The piece is performed by the photographic artist Volker Gerling, who makes flipbook portraits of people. These are unique and beautiful things, in that the subject of the image isn’t aware that instead of one shot being taken, there will in fact be 32 frames shot over 12 seconds. This produces the most magical and intimate portraits, as the truth and honesty of people’s human reactions comes out in the few seconds after they realise the shutter will not stop clicking; moments which are then animated for us by the flipbook.
The performance is essentially the story of Gerling’s journey as a flipbook artist. We are taken from his early failed experiments, to the walking tour of Germany he undertakes each year, with a selection of flipbooks on a hawker tray, making all the money he needs by showing them to the public.
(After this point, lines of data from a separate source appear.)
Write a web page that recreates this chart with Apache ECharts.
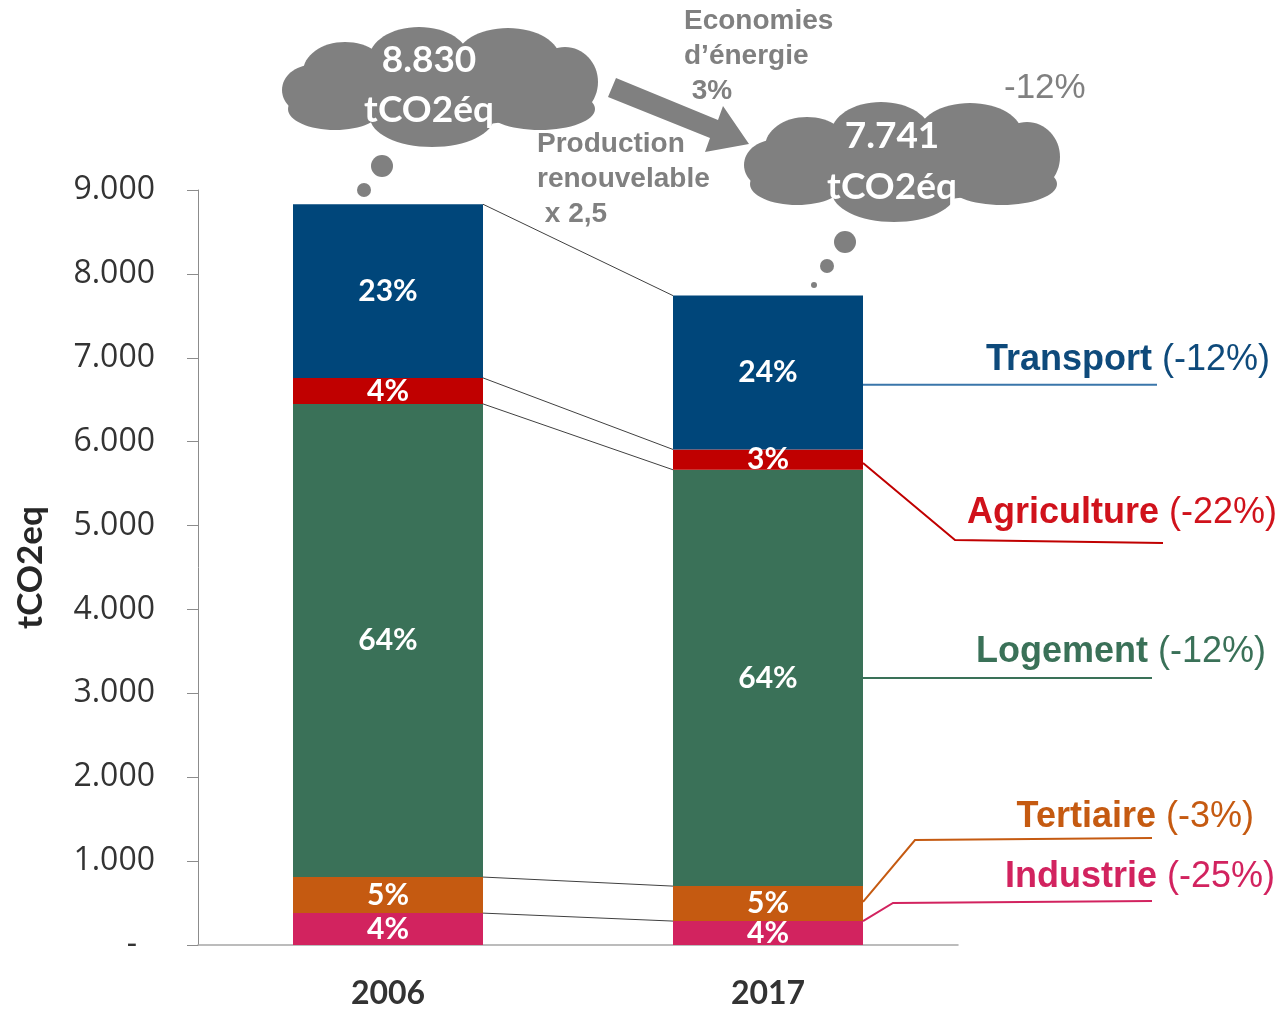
<!DOCTYPE html>
<html><head><meta charset="utf-8">
<script src="https://cdn.jsdelivr.net/npm/echarts@6/dist/echarts.min.js"></script>
<style>html,body{margin:0;padding:0;background:#fff}#c{width:1284px;height:1009px}</style>
</head><body><div id="c"></div>
<script>
// ---- data ----
const years = ['2006', '2017'];
const sectors = ['Industrie', 'Tertiaire', 'Logement', 'Agriculture', 'Transport'];
const industrie = [380, 285];
const tertiaire = [430, 417];
const logement = [5640, 4963];
const agriculture = [310, 242];
const transport = [2070, 1834];
const sectorChanges = ['(-25%)', '(-3%)', '(-12%)', '(-22%)', '(-12%)'];
const totalChange = '-12%';
const noteEnergy = 'Economies\nd\u2019énergie\n 3%';
const noteRenew = 'Production\nrenouvelable\n x 2,5';
const unit = 'tCO2éq';
const axisTitle = 'tCO2eq';

const seriesValues = [industrie, tertiaire, logement, agriculture, transport];
const barColors = ['#D2235F', '#C55A11', '#3A7158', '#C00000', '#00467A'];
const textColors = ['#D2235F', '#C55A11', '#3A7158', '#D0121B', '#0E4A7B'];
const lineColors = ['#D2235F', '#C55A11', '#3A7158', '#C00000', '#3A76AA'];

const totals = years.map((_, i) => seriesValues.reduce((s, a) => s + a[i], 0));
const fmt = v => String(v).replace(/\B(?=(\d{3})+(?!\d))/g, '.');

const tops = seriesValues.map((_, k) => years.map((_, i) => {
  let s = 0; for (let j = 0; j <= k; j++) s += seriesValues[j][i]; return s;
}));
const bases = seriesValues.map((_, k) => years.map((_, i) => tops[k][i] - seriesValues[k][i]));

const chart = echarts.init(document.getElementById('c'), null, {renderer: 'canvas'});

const barSeries = sectors.map((name, k) => ({
  name, type: 'bar', stack: 'total', barWidth: '50%',
  data: seriesValues[k],
  itemStyle: {color: barColors[k]},
  label: {
    show: true, position: 'inside', color: '#fff',
    fontFamily: 'Lato', fontWeight: 'bold', fontSize: 30,
    formatter: p => Math.round(p.value / totals[p.dataIndex] * 100) + '%'
  },
  z: 2
}));

const connector = {
  type: 'custom', name: 'connectors', silent: true,
  data: tops.map(t => [0, t[0], t[1]]),
  encode: {x: 0, y: [1, 2]},
  renderItem(params, api) {
    const a = api.coord([0, api.value(1)]);
    const b = api.coord([1, api.value(2)]);
    const bw = api.size([1, 0])[0] * 0.5;
    return {type: 'line', shape: {x1: a[0] + bw / 2, y1: a[1], x2: b[0] - bw / 2, y2: b[1]},
      style: {stroke: '#404040', lineWidth: 1}};
  },
  z: 1
};

chart.setOption({
  animation: false,
  textStyle: {fontFamily: 'Open Sans'},
  grid: {left: 198, right: 326, top: 190, bottom: 64, containLabel: false, outerBoundsMode: 'none'},
  xAxis: {
    type: 'category', data: years,
    axisLine: {lineStyle: {color: '#a6a6a6', width: 1.5}},
    axisTick: {show: false},
    axisLabel: {margin: 33, color: '#333', fontFamily: 'Lato', fontWeight: 'bold', fontSize: 32}
  },
  yAxis: {
    type: 'value', min: 0, max: 9000, interval: 1000,
    name: axisTitle, nameLocation: 'middle', nameRotate: 90, nameGap: 150,
    nameTextStyle: {fontFamily: 'Lato', fontWeight: 'bold', fontSize: 35, color: '#262626'},
    axisLine: {show: true, lineStyle: {color: '#8c8c8c'}},
    axisTick: {show: true, length: 11, lineStyle: {color: '#8c8c8c'}},
    splitLine: {show: false},
    axisLabel: {
      margin: 43, color: '#333', fontFamily: 'Open Sans', fontSize: 32,
      formatter: v => v === 0 ? '{d|-}' : fmt(v),
      rich: {d: {fontFamily: 'Open Sans', fontSize: 32, color: '#333', padding: [0, 18, 0, 0]}}
    }
  },
  series: barSeries.concat([connector])
});

// ---- annotations ----
const gray = '#808080';
function cloud(cx, cy) {
  const lobes = [
    [0, 0, 130, 40], [-128, 3, 30, 25], [-95, -15, 42, 30], [-21, -28, 50, 32],
    [68, -28, 52, 31], [125, -5, 33, 35], [100, 22, 55, 21], [-8, 30, 62, 30], [-105, 22, 47, 21]
  ];
  return {type: 'group', children: lobes.map(l => ({
    type: 'ellipse', shape: {cx: cx + l[0], cy: cy + l[1], rx: l[2], ry: l[3]},
    style: {fill: gray}, silent: true
  }))};
}
function bubbles(pts) {
  return pts.map(p => ({type: 'circle', shape: {cx: p[0], cy: p[1], r: p[2]}, style: {fill: gray}, silent: true}));
}
function cloudText(x, y1, y2, total) {
  const st = {fill: '#fff', fontFamily: 'Lato', fontWeight: 'bold', fontSize: 37, align: 'center', verticalAlign: 'middle'};
  return [
    {type: 'text', x, y: y1, z: 10, style: Object.assign({text: fmt(total)}, st)},
    {type: 'text', x, y: y2, z: 10, style: Object.assign({text: unit}, st)}
  ];
}

const p0 = chart.convertToPixel({gridIndex: 0}, [0, 0]);
const p1 = chart.convertToPixel({gridIndex: 0}, [1, 0]);
const barRight = p1[0] + (p1[0] - p0[0]) * 0.25;
const yOf = v => chart.convertToPixel({gridIndex: 0}, [1, v])[1];
const startFrac = [1.0, 0.55, 0.5, 0.33, 0.42];
const leaderStart = sectors.map((_, k) => yOf(bases[k][1] + seriesValues[k][1] * startFrac[k]));
const leaderLayout = [
  {elbow: [893, 903], end: [1152, 901], label: [1275, 877]},
  {elbow: [915, 840], end: [1152, 838], label: [1254, 817]},
  {elbow: null, end: [1152, null], label: [1266, 652]},
  {elbow: [955, 540], end: [1163, 543], label: [1277, 513]},
  {elbow: null, end: [1157, null], label: [1270, 360]}
];

const graphics = [];
graphics.push(cloud(440, 87));
graphics.push(cloud(902, 162));
graphics.push(...bubbles([[382, 166, 11], [364, 190, 7], [351, 209, 3]]));
graphics.push(...bubbles([[845, 242, 11], [827, 266, 7], [814, 285, 3]]));
graphics.push(...cloudText(429, 60, 110, totals[0]));
graphics.push(...cloudText(892, 136, 187, totals[1]));
graphics.push({type: 'polygon', silent: true, shape: {points: [
  [616, 78], [718, 120], [723, 106], [749, 144], [705, 152], [710, 138], [608, 97]
]}, style: {fill: gray}});
const noteStyle = {fill: gray, fontFamily: 'Liberation Sans', fontWeight: 'bold', fontSize: 28, lineHeight: 35, align: 'left', verticalAlign: 'top'};
graphics.push({type: 'text', x: 684, y: 4, z: 10, style: Object.assign({text: noteEnergy}, noteStyle)});
graphics.push({type: 'text', x: 537, y: 127, z: 10, style: Object.assign({text: noteRenew}, noteStyle)});
graphics.push({type: 'text', x: 1004, y: 88, style: {text: totalChange, fill: gray, fontFamily: 'Liberation Sans', fontSize: 35, align: 'left', verticalAlign: 'middle'}});

sectors.forEach((name, k) => {
  const L = leaderLayout[k];
  const sy = leaderStart[k];
  const pts = [[barRight, sy]];
  if (L.elbow) pts.push(L.elbow);
  pts.push([L.end[0], L.end[1] == null ? sy : L.end[1]]);
  graphics.push({type: 'polyline', silent: true, shape: {points: pts}, style: {stroke: lineColors[k], lineWidth: 2, fill: null}});
  graphics.push({type: 'text', x: L.label[0], y: L.label[1], style: {
    text: '{b|' + name + '}{r|' + sectorChanges[k] + '}',
    align: 'right', verticalAlign: 'middle',
    rich: {
      b: {fill: textColors[k], fontFamily: 'Liberation Sans', fontWeight: 'bold', fontSize: 36},
      r: {fill: textColors[k], fontFamily: 'Liberation Sans', fontSize: 36, padding: [0, 0, 0, 10]}
    }
  }});
});

chart.setOption({graphic: graphics});
</script>
</body></html>
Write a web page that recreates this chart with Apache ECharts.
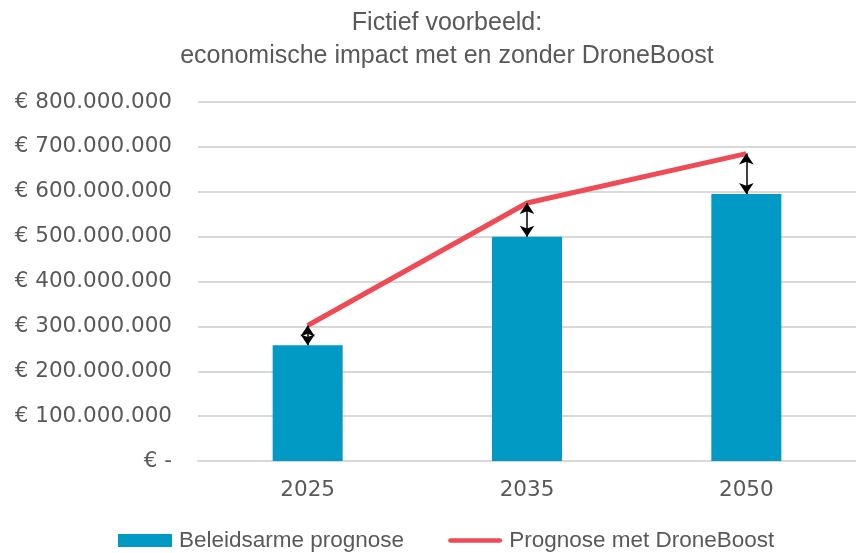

The show is very minimalist. Gerling is softly spoken, undemonstrative, but with flashes of gentle humour. I think one of the reasons this feels so much more like a lecture than a performance is Gerling’s non-theatrical manner, talking to us intimately as if he was telling his story at a dinner party to some friends.
He stands in a spotlight and holds up the flipbooks to a video camera, so that we can see them clearly projected on the back wall of the theatre. There is not a moment of sound or music in the show, which makes it feel incredibly barren and stark, but does of course allow the audience to remain uncorrupted, their emotional responses to the images pure and individual. We are also made hyper-aware of the hypnotic flipping sound as the thick pages of the flipbook are amplified by microphone.
We hear some of the stories behind the portraits he took on his travels. These are generally not very long or detailed, and tend to describe the encounter that led him to take the picture. These were the highlight of the show for me, and I think that Gerling could have made more of these stories – revealing more about the characters behind the intimate mini-animations.
This was a surprising show, unusual and very different to anything I have seen on stage before – which is a rare accolade in our derivative world. It was gentle and unchallenging in many ways, but beautiful and so much more enjoyable than a mere art exhibition.